AVAILABLE DATA ▸
— begin —

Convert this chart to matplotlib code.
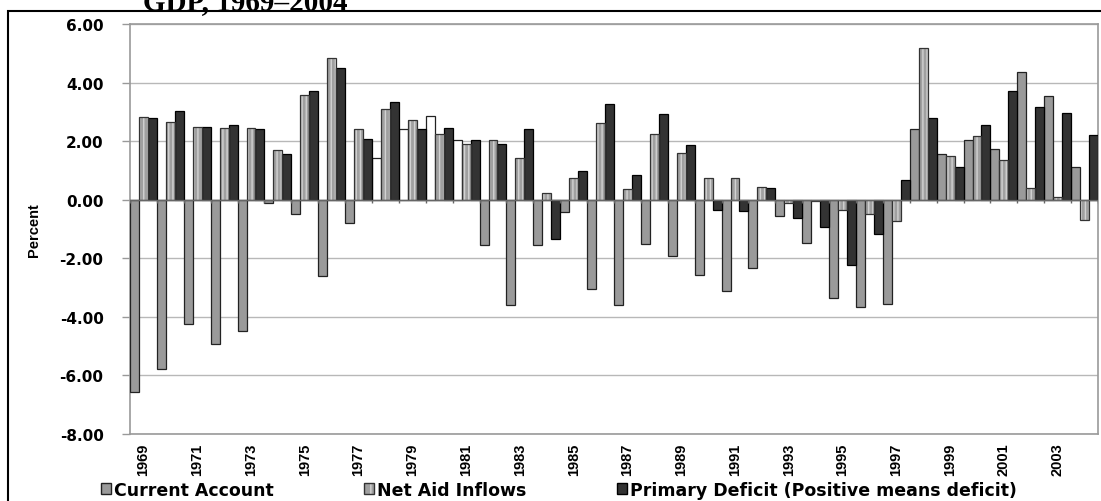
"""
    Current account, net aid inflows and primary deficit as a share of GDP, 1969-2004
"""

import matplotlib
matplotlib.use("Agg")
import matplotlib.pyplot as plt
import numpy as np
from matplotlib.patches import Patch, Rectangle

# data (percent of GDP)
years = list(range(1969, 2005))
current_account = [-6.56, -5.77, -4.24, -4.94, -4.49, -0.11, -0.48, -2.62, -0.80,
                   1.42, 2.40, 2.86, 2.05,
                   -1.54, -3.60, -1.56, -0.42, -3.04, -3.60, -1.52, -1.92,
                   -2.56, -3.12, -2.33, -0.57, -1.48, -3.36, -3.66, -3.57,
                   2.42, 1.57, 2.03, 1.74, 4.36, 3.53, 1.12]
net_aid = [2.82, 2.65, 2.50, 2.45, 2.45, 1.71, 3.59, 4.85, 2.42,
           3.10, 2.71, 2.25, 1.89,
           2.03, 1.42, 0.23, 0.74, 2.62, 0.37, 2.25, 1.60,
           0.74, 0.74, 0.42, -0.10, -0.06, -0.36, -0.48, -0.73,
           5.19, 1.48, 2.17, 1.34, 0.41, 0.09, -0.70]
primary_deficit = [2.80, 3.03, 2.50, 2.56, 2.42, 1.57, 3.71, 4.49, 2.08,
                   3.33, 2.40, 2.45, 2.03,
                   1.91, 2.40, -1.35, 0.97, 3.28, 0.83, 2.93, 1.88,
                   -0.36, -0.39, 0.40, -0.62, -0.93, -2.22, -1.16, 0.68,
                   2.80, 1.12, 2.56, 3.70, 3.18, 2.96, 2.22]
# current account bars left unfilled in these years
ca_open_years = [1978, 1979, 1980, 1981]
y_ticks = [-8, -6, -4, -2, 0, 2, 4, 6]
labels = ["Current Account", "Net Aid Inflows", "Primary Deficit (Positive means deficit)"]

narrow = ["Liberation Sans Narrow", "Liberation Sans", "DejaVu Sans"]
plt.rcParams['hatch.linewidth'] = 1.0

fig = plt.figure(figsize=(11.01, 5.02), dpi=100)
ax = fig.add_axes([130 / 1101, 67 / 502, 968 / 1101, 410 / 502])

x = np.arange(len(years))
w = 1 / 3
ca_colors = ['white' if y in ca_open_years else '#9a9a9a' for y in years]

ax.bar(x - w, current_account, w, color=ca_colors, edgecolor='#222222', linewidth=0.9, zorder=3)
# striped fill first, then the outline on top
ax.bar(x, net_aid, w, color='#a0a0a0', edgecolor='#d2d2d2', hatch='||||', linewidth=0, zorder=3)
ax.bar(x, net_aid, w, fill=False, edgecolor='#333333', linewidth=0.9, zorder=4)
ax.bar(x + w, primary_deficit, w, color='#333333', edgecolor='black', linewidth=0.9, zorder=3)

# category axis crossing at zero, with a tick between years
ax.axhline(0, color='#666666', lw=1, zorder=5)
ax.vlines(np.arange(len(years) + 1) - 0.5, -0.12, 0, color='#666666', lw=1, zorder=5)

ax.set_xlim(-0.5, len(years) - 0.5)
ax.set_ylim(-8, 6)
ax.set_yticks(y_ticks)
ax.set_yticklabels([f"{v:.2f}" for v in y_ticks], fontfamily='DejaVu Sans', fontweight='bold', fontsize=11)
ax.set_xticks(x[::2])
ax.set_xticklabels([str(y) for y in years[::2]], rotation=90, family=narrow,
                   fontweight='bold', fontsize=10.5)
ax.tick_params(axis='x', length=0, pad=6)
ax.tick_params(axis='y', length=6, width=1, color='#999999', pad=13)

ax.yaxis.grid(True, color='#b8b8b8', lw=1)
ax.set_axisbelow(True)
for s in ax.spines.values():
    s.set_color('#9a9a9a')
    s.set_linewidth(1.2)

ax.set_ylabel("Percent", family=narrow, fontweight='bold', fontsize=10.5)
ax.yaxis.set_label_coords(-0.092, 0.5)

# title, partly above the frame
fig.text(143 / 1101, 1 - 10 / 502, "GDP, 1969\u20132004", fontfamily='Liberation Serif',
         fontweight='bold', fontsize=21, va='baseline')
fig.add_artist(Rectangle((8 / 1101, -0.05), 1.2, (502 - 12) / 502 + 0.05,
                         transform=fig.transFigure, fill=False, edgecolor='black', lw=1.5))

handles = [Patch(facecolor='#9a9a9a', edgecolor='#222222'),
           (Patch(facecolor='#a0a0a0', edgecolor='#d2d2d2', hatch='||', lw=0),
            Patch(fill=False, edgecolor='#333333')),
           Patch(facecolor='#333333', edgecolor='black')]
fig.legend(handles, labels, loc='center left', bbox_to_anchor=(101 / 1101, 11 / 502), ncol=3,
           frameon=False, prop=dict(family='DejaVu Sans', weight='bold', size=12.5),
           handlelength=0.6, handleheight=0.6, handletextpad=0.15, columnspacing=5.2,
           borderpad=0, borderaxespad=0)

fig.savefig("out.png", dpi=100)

— end —

PROMPT ▸ Omit every picture while copying the listing above exactly.

ANSWER IN FULL ▸
Convert this chart to matplotlib code.
"""
    Current account, net aid inflows and primary deficit as a share of GDP, 1969-2004
"""

import matplotlib
matplotlib.use("Agg")
import matplotlib.pyplot as plt
import numpy as np
from matplotlib.patches import Patch, Rectangle

# data (percent of GDP)
years = list(range(1969, 2005))
current_account = [-6.56, -5.77, -4.24, -4.94, -4.49, -0.11, -0.48, -2.62, -0.80,
                   1.42, 2.40, 2.86, 2.05,
                   -1.54, -3.60, -1.56, -0.42, -3.04, -3.60, -1.52, -1.92,
                   -2.56, -3.12, -2.33, -0.57, -1.48, -3.36, -3.66, -3.57,
                   2.42, 1.57, 2.03, 1.74, 4.36, 3.53, 1.12]
net_aid = [2.82, 2.65, 2.50, 2.45, 2.45, 1.71, 3.59, 4.85, 2.42,
           3.10, 2.71, 2.25, 1.89,
           2.03, 1.42, 0.23, 0.74, 2.62, 0.37, 2.25, 1.60,
           0.74, 0.74, 0.42, -0.10, -0.06, -0.36, -0.48, -0.73,
           5.19, 1.48, 2.17, 1.34, 0.41, 0.09, -0.70]
primary_deficit = [2.80, 3.03, 2.50, 2.56, 2.42, 1.57, 3.71, 4.49, 2.08,
                   3.33, 2.40, 2.45, 2.03,
                   1.91, 2.40, -1.35, 0.97, 3.28, 0.83, 2.93, 1.88,
                   -0.36, -0.39, 0.40, -0.62, -0.93, -2.22, -1.16, 0.68,
                   2.80, 1.12, 2.56, 3.70, 3.18, 2.96, 2.22]
# current account bars left unfilled in these years
ca_open_years = [1978, 1979, 1980, 1981]
y_ticks = [-8, -6, -4, -2, 0, 2, 4, 6]
labels = ["Current Account", "Net Aid Inflows", "Primary Deficit (Positive means deficit)"]

narrow = ["Liberation Sans Narrow", "Liberation Sans", "DejaVu Sans"]
plt.rcParams['hatch.linewidth'] = 1.0

fig = plt.figure(figsize=(11.01, 5.02), dpi=100)
ax = fig.add_axes([130 / 1101, 67 / 502, 968 / 1101, 410 / 502])

x = np.arange(len(years))
w = 1 / 3
ca_colors = ['white' if y in ca_open_years else '#9a9a9a' for y in years]

ax.bar(x - w, current_account, w, color=ca_colors, edgecolor='#222222', linewidth=0.9, zorder=3)
# striped fill first, then the outline on top
ax.bar(x, net_aid, w, color='#a0a0a0', edgecolor='#d2d2d2', hatch='||||', linewidth=0, zorder=3)
ax.bar(x, net_aid, w, fill=False, edgecolor='#333333', linewidth=0.9, zorder=4)
ax.bar(x + w, primary_deficit, w, color='#333333', edgecolor='black', linewidth=0.9, zorder=3)

# category axis crossing at zero, with a tick between years
ax.axhline(0, color='#666666', lw=1, zorder=5)
ax.vlines(np.arange(len(years) + 1) - 0.5, -0.12, 0, color='#666666', lw=1, zorder=5)

ax.set_xlim(-0.5, len(years) - 0.5)
ax.set_ylim(-8, 6)
ax.set_yticks(y_ticks)
ax.set_yticklabels([f"{v:.2f}" for v in y_ticks], fontfamily='DejaVu Sans', fontweight='bold', fontsize=11)
ax.set_xticks(x[::2])
ax.set_xticklabels([str(y) for y in years[::2]], rotation=90, family=narrow,
                   fontweight='bold', fontsize=10.5)
ax.tick_params(axis='x', length=0, pad=6)
ax.tick_params(axis='y', length=6, width=1, color='#999999', pad=13)

ax.yaxis.grid(True, color='#b8b8b8', lw=1)
ax.set_axisbelow(True)
for s in ax.spines.values():
    s.set_color('#9a9a9a')
    s.set_linewidth(1.2)

ax.set_ylabel("Percent", family=narrow, fontweight='bold', fontsize=10.5)
ax.yaxis.set_label_coords(-0.092, 0.5)

# title, partly above the frame
fig.text(143 / 1101, 1 - 10 / 502, "GDP, 1969\u20132004", fontfamily='Liberation Serif',
         fontweight='bold', fontsize=21, va='baseline')
fig.add_artist(Rectangle((8 / 1101, -0.05), 1.2, (502 - 12) / 502 + 0.05,
                         transform=fig.transFigure, fill=False, edgecolor='black', lw=1.5))

handles = [Patch(facecolor='#9a9a9a', edgecolor='#222222'),
           (Patch(facecolor='#a0a0a0', edgecolor='#d2d2d2', hatch='||', lw=0),
            Patch(fill=False, edgecolor='#333333')),
           Patch(facecolor='#333333', edgecolor='black')]
fig.legend(handles, labels, loc='center left', bbox_to_anchor=(101 / 1101, 11 / 502), ncol=3,
           frameon=False, prop=dict(family='DejaVu Sans', weight='bold', size=12.5),
           handlelength=0.6, handleheight=0.6, handletextpad=0.15, columnspacing=5.2,
           borderpad=0, borderaxespad=0)

fig.savefig("out.png", dpi=100)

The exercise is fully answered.